Because the bin size is now per-view, the usual mechanism of *_WINDOW_SCISSOR for clipping fragments outside the bin doesn’t work. Instead the driver needs to intersect the transformed user-specified scissor with the transformed rendering-space bin coordinates, effectively replacing *_WINDOW_SCISSOR.

Fragment density map offset

In order to “properly” implement VK_EXT_fragment_density_map_offset, we need to add an extra row/column of bins at the end and then shift the binning grid up and to the left by an offset \(b_o\). This offset is based on the user’s offset but has the opposite sign, i.e. when shifting the FDM to the left we have to shift the binning grid to the right, and once the user’s offset becomes large enough then we “wrap around” and shift over the scaling factor \(s\) to the next bin. This has to happen per-view. In turnip the function that computes \(b_o\) is called tu_bin_offset. Each tile then gets an offseted start \(b_s = b_{cs} - b_o\) except for the first row/column which only shrink in height/width respectively.

If we cannot make \(s\) per-view, then we also cannot make \(b_s\) per-view and so we cannot shift the bins over. Therefore we fall back to only shifting where \(s\) is sampled from, which produces jittery and jarring transitions when a bin suddenly changes resolution.

Bin merging

FDM shrinks the size of the bin in GMEM, which results in a lot of wasteful unused extra space in GMEM. a7xx mitigates this by introducing “bin merging”. If two tiles next to each other have the same scaling for each view, then we combine them into one tile, as long as the combined size in rendering space isn’t larger than the original size of an unscaled bin in framebuffer space. We can even merge larger groups of tiles. The only hardware feature needed for this to work is the ability to merge the visibility streams for the tiles, which was added on a7xx by a new bitmask in CP_SET_BIN_DATA5 and variants. Only bins within the same visibility stream/VSC pipe can be merged.
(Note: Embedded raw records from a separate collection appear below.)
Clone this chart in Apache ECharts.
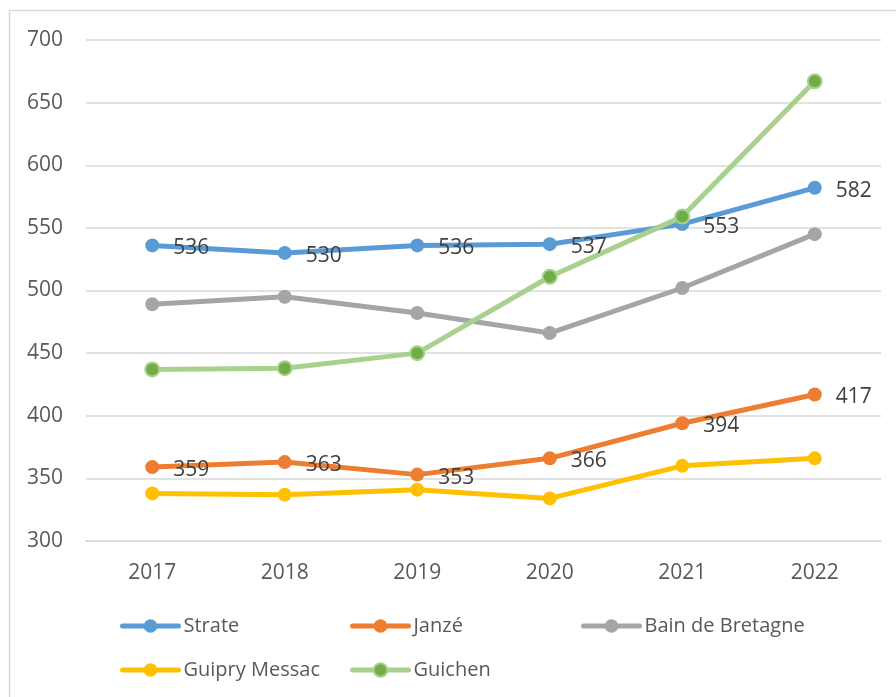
<!DOCTYPE html>
<html>
<head>
<meta charset="utf-8">
<script src="https://cdn.jsdelivr.net/npm/echarts@6/dist/echarts.min.js"></script>
<style>
  html, body { margin: 0; padding: 0; background: #fff; }
  #main { width: 896px; height: 697px; }
</style>
</head>
<body>
<div id="main"></div>
<script>
// années
var years = ['2017', '2018', '2019', '2020', '2021', '2022'];

// valeurs par commune
var strate = [536, 530, 536, 537, 553, 582];
var janze = [359, 363, 353, 366, 394, 417];
var bain = [489, 495, 482, 466, 502, 545];
var guipry = [338, 337, 341, 334, 360, 366];
var guichen = [437, 438, 450, 511, 559, 667];

var yTicks = [300, 350, 400, 450, 500, 550, 600, 650, 700];

var FONT = '"Open Sans", "Liberation Sans", sans-serif';

var chart = echarts.init(document.getElementById('main'));

function serie(name, data, lineColor, markColor, showLabel) {
	var s = {
		name: name,
		type: 'line',
		data: data,
		symbol: 'circle',
		symbolSize: 14,
		showAllSymbol: true,
		lineStyle: { color: lineColor, width: 5 },
		itemStyle: { color: markColor },
		emphasis: { disabled: true },
		label: {
			show: showLabel,
			position: 'right',
			distance: 14,
			offset: [0, 3],
			color: '#404040',
			fontSize: 21,
			fontFamily: FONT
		}
	};
	return s;
}

var guichenSerie = serie('Guichen', guichen, '#a9d18e', '#70ad47', false);
guichenSerie.itemStyle = { color: '#70ad47', borderColor: '#a9d18e', borderWidth: 2 };

// une légende par entrée pour garder les colonnes alignées
function leg(name, left, top) {
	return {
		data: [name],
		left: left,
		top: top,
		padding: 0,
		itemWidth: 56,
		itemHeight: 17,
		itemGap: 0,
		selectedMode: false,
		lineStyle: { width: 5, cap: 'round' },
		textStyle: { color: '#595959', fontSize: 20, fontFamily: FONT }
	};
}

var option = {
	animation: false,
	graphic: [{
		type: 'rect',
		shape: { x: 9.5, y: 10.5, width: 900, height: 700 },
		style: { fill: 'none', stroke: '#d9d9d9', lineWidth: 1.5 },
		silent: true
	}],
	grid: { left: 86, right: 15, top: 40, bottom: 156, containLabel: false },
	legend: [
		leg('Strate', 120, 616),
		leg('Janzé', 350, 616),
		leg('Bain de Bretagne', 581, 616),
		leg('Guipry Messac', 120, 660),
		leg('Guichen', 350, 660)
	],
	xAxis: {
		type: 'category',
		data: years,
		boundaryGap: true,
		axisLine: { show: true, lineStyle: { color: '#d9d9d9', width: 1.5 } },
		axisTick: { show: false },
		axisLabel: { color: '#595959', fontSize: 21, fontFamily: FONT, margin: 22 }
	},
	yAxis: {
		type: 'value',
		min: yTicks[0],
		max: yTicks[yTicks.length - 1],
		interval: 50,
		axisLine: { show: false },
		axisTick: { show: false },
		splitLine: { lineStyle: { color: '#d9d9d9', width: 1.5 } },
		axisLabel: { color: '#595959', fontSize: 21, fontFamily: FONT, margin: 23 }
	},
	series: [
		serie('Strate', strate, '#5b9bd5', '#5b9bd5', true),
		serie('Janzé', janze, '#ed7d31', '#ed7d31', true),
		serie('Bain de Bretagne', bain, '#a5a5a5', '#a5a5a5', false),
		serie('Guipry Messac', guipry, '#ffc000', '#ffc000', false),
		guichenSerie
	]
};

chart.setOption(option);
</script>
</body>
</html>
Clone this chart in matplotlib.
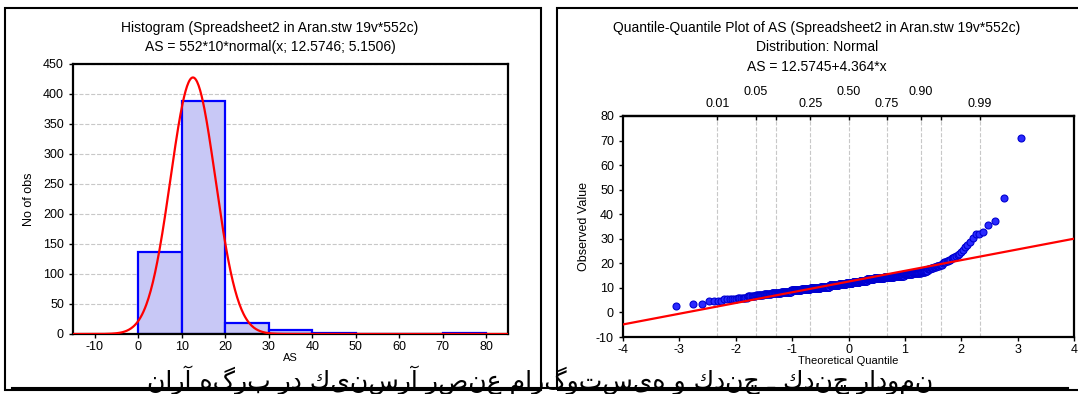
import numpy as np
import matplotlib
matplotlib.use('Agg')
import matplotlib.pyplot as plt
from matplotlib.patches import Rectangle
from matplotlib.lines import Line2D
from statistics import NormalDist

#############################################
# DATA
#############################################

# sorted AS values, as value levels and how many observations sit on each level
as_levels = [2.8, 3.4, 3.5, 4.5, 5.5,
             6.0, 6.5, 7.0, 7.5, 8.0, 8.5, 9.0, 9.5,
             10.0, 10.5, 11.0, 11.5, 12.0, 12.5, 13.0, 13.5, 14.0, 14.5, 15.0, 15.5,
             16.0, 16.5, 17.0, 17.5, 18.0, 18.5, 19.0, 19.5,
             20.0, 20.5, 21.0, 21.5, 22.0, 22.5, 23.0, 23.5, 24.0, 24.5,
             25.5, 26.5, 27.5, 28.5,
             30.3, 31.8, 32.6, 35.6, 37.3, 46.5, 71.0]
as_counts = [1, 1, 1, 4, 6,
             7, 7, 9, 11, 17, 21, 26, 26,
             33, 33, 35, 28, 26, 27, 27, 26, 34, 30, 26, 19,
             16, 7, 4, 4, 4, 3, 4, 3,
             1, 2, 2, 2, 2, 1, 1, 1, 1, 1,
             1, 1, 1, 1,
             1, 2, 1, 1, 1, 1, 1]

hist_edges = [0, 10, 20, 30, 40, 50, 60, 70, 80]

# fitted normal (from the histogram title) and the q-q fit line (from the q-q title)
fit_n = 552
fit_width = 10
fit_mean = 12.5746
fit_sd = 5.1506
qq_intercept = 12.5745
qq_slope = 4.364

quant_probs = [0.01, 0.05, 0.10, 0.25, 0.50, 0.75, 0.90, 0.95, 0.99]
quant_labels = ['0.01', '0.05\n', '', '0.25', '0.50\n', '0.75', '0.90\n', '', '0.99']

hist_title = 'Histogram (Spreadsheet2 in Aran.stw 19v*552c)'
hist_sub = 'AS = 552*10*normal(x; 12.5746; 5.1506)'
qq_title = 'Quantile-Quantile Plot of AS (Spreadsheet2 in Aran.stw 19v*552c)'
qq_sub1 = 'Distribution: Normal'
qq_sub2 = 'AS = 12.5745+4.364*x'
caption = 'نمودار چندك ـ چندك و هیستوگرام عنصر آرسنیك در برگه آران'

#############################################
# FIGURE
#############################################

plt.rcParams['font.family'] = ['Liberation Sans', 'DejaVu Sans']
plt.rcParams['font.size'] = 9
plt.rcParams['axes.unicode_minus'] = False

W, H = 1078, 394
fig = plt.figure(figsize=(W / 100, H / 100), dpi=100)


def px_axes(x0, y0, x1, y1):
    return fig.add_axes([x0 / W, 1 - y1 / H, (x1 - x0) / W, (y1 - y0) / H])


def style_axes(ax):
    for s in ax.spines.values():
        s.set_linewidth(1.6)
    ax.tick_params(axis='both', which='both', length=3, width=1, labelsize=9)
    ax.tick_params(axis='x', direction='out', top=False, pad=2)
    ax.tick_params(axis='y', direction='out', right=False)


values = np.repeat(as_levels, as_counts)
n = len(values)

# ---- histogram panel
ax1 = px_axes(73, 64, 508, 334)
ax1.hist(values, bins=hist_edges, color='#c8c8f6', edgecolor='#0000ff', linewidth=1.6, zorder=2)
xs = np.linspace(-15, 85, 600)
ys = [fit_n * fit_width * NormalDist(fit_mean, fit_sd).pdf(v) for v in xs]
ax1.plot(xs, ys, color='red', lw=1.6, zorder=3)
ax1.set_xlim(-15, 85)
ax1.set_ylim(0, 450)
ax1.set_xticks(np.arange(-10, 81, 10))
ax1.set_yticks(np.arange(0, 451, 50))
ax1.yaxis.grid(True, ls='--', color='#c8c8c8', lw=0.8, zorder=0)
ax1.set_axisbelow(True)
style_axes(ax1)
ax1.set_ylabel('No of obs', fontsize=9, labelpad=6)
ax1.set_xlabel('AS', fontsize=8, labelpad=0)

fig.text(270 / W, 1 - 28 / H, hist_title, ha='center', va='center', fontsize=10)
fig.text(270 / W, 1 - 47 / H, hist_sub, ha='center', va='center', fontsize=10)

# ---- q-q panel
ax2 = px_axes(623, 116, 1074, 337)
ranks = np.arange(1, n + 1)
theo = [NormalDist().inv_cdf((j - 0.375) / (n + 0.25)) for j in ranks]
for q in quant_probs:
    ax2.axvline(NormalDist().inv_cdf(q), color='#c8c8c8', ls='--', lw=0.8, zorder=0)
ax2.plot(theo, values, 'o', ms=5, mfc='#2a2aff', mec='#0000d0', mew=0.8, zorder=3)
lx = np.array([-4, 4])
ax2.plot(lx, qq_intercept + qq_slope * lx, color='red', lw=1.6, zorder=4)
ax2.set_xlim(-4, 4)
ax2.set_ylim(-10, 80)
ax2.set_xticks(np.arange(-4, 5, 1))
ax2.set_yticks(np.arange(-10, 81, 10))
style_axes(ax2)
ax2.set_ylabel('Observed Value', fontsize=9, labelpad=4)
ax2.set_xlabel('Theoretical Quantile', fontsize=8, labelpad=0)

top = ax2.secondary_xaxis('top')
top.set_xticks([NormalDist().inv_cdf(q) for q in quant_probs])
top.set_xticklabels(quant_labels, fontsize=9, linespacing=1.1)
top.tick_params(direction='in', length=3, width=1, pad=4)
top.spines['top'].set_linewidth(1.6)

fig.text(817 / W, 1 - 28 / H, qq_title, ha='center', va='center', fontsize=10)
fig.text(817 / W, 1 - 47 / H, qq_sub1, ha='center', va='center', fontsize=10)
fig.text(817 / W, 1 - 67 / H, qq_sub2, ha='center', va='center', fontsize=10)

# ---- panel frames
for x0, x1 in [(5, 541), (557, 1082)]:
    fig.add_artist(Rectangle((x0 / W, 1 - 390 / H), (x1 - x0) / W, (390 - 8) / H,
                             transform=fig.transFigure, fill=False, ec='black', lw=1.5))

# ---- persian caption (drawn right-to-left)
fig.text(540 / W, 1 - 380 / H, caption[::-1], ha='center', va='center', fontsize=18,
         family='DejaVu Sans')
fig.add_artist(Line2D([12 / W, 1068 / W], [1 - 388 / H, 1 - 388 / H], transform=fig.transFigure,
                      color='black', lw=1.5))

fig.savefig('out.png', dpi=100)
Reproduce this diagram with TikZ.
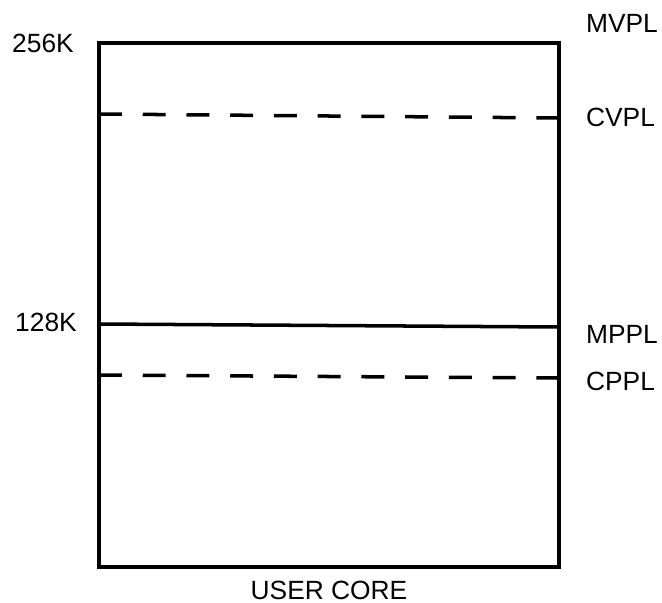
\documentclass[tikz,border=0pt]{standalone}
\usepackage{fontspec}
\setmainfont{Liberation Sans}
\usetikzlibrary{positioning}

\begin{document}
\begin{tikzpicture}[
        x=0.02cm, y=-0.02cm,
        lbl/.style={font=\fontsize{15}{17}\selectfont, inner sep=1pt},
        wall/.style={draw, line width=2.2pt},
        limit/.style={draw, line width=2pt},
        softlimit/.style={draw, line width=2pt, dash pattern=on 13pt off 11.9pt}
        ]
        \useasboundingbox (0,0) rectangle (662,602);
        \path[wall] (99,43) rectangle (559,567);
        \path[softlimit] (99,114) -- (559,118);
        \path[limit] (99,324) -- (559,327);
        \path[softlimit] (99,375) -- (559,378);

        \node[lbl] (top) at (43,43) {256K};
        \node[lbl] (mid) at (46,322) {128K};
        \node[lbl, anchor=west] (mvpl) at (584,23) {MVPL};
        \node[lbl, anchor=west] (cvpl) at (584,117) {CVPL};
        \node[lbl, anchor=west] (mppl) at (584,334) {MPPL};
        \node[lbl, anchor=west] (cppl) at (584,381) {CPPL};
        \node[lbl] (core) at (329,590) {USER CORE};
      \end{tikzpicture}
\end{document}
Hardware scaling registers and LRZ

One disadvantage of FDM on a6xx is that low-resolution tiles cannot use LRZ, because the LRZ hardware is not aware of the transform between framebuffer space and rendering space and applies the framebuffer-space LRZ values to the rendering-space fragments. In order to fix this, a740 adds new offset and scale registers. The offset \(o'\) is applied to fragment coordinates during rasterization after LRZ, so that viewport, scissor, and LRZ are in a new “LRZ space” while the other operations (resolves and unresolves, and attachment writes) still happen in the rendering space which is now offset. \(o'\) is specified for each layer. The scale \(s\) is the same as before, and it is used to multiply the fragment area covered by each LRZ pixel.

Without VK_EXT_fragment_density_map_offset, we can simply make LRZ space equal to framebuffer space scaled down by \(s\). That is, we can set \(o'\) to what \(o\) was before and then set \(o\) to 0, only scaling down the viewport but not shifting it and letting the hardware handle the shift. Then LRZ pixels will be scaled up appropriately and everything will work. However, this doesn’t work if there is a bin offset \(b_o\). In order to make binning work, we shift the viewport and scissor by \(b_o\) when binning. Unfortunately the offset registers do not have any effect when binning, so rendering space and LRZ space have to be the same when binning, and the visibility stream is generated from rendering space. This means that LRZ space also has to be shifted over compared to framebuffer space, and the LRZ buffer must be overallocated when FDM offset might be used with it (which is signalled by VK_IMAGE_CREATE_FRAGMENT_DENSITY_MAP_OFFSET_BIT_EXT) because the LRZ image will be shifted by \(b_o\).

In order for LRZ to work, LRZ space when rendering must be equal to LRZ space when binning scaled down by \(s\). The origin of LRZ space when binning is \(-b_o\), and this must be mapped to 0. The transform from framebuffer space to LRZ space is \(x' = x * s + o\), and the transform from framebuffer space to rendering space is \(x'' = x * s + o + o'\). We get that \(o + o' = b_{cs} - b_s * s\), similar to before, and \(0 = -b_o * s + o\) so that \(o = b_o * s\) and finally \(o' = b_{cs} - b_s * s - b_o * s\), or after rearranging \(o' = b_{cs} - (b_s + b_o) * s\). For all tiles except those in the first row or column, this simplifies to \(o' = b_{cs} - b_{cs} * s\) because \(b_{cs} = b_s + b_o\). For tiles in the first row or column, \(b_s\) and \(b_{cs}\) are both 0 in one of the coordinates, so it becomes \(o' = -b_o * s\) in that coordinate. This isn’t representable in hardware, both because it is negative (which can be worked around by artifically shifting \(b_{cs}\)) but more importantly because it may not meet the alignment requirements for the hardware register (which is currently 8 pixels). We have to just disable LRZ in this case.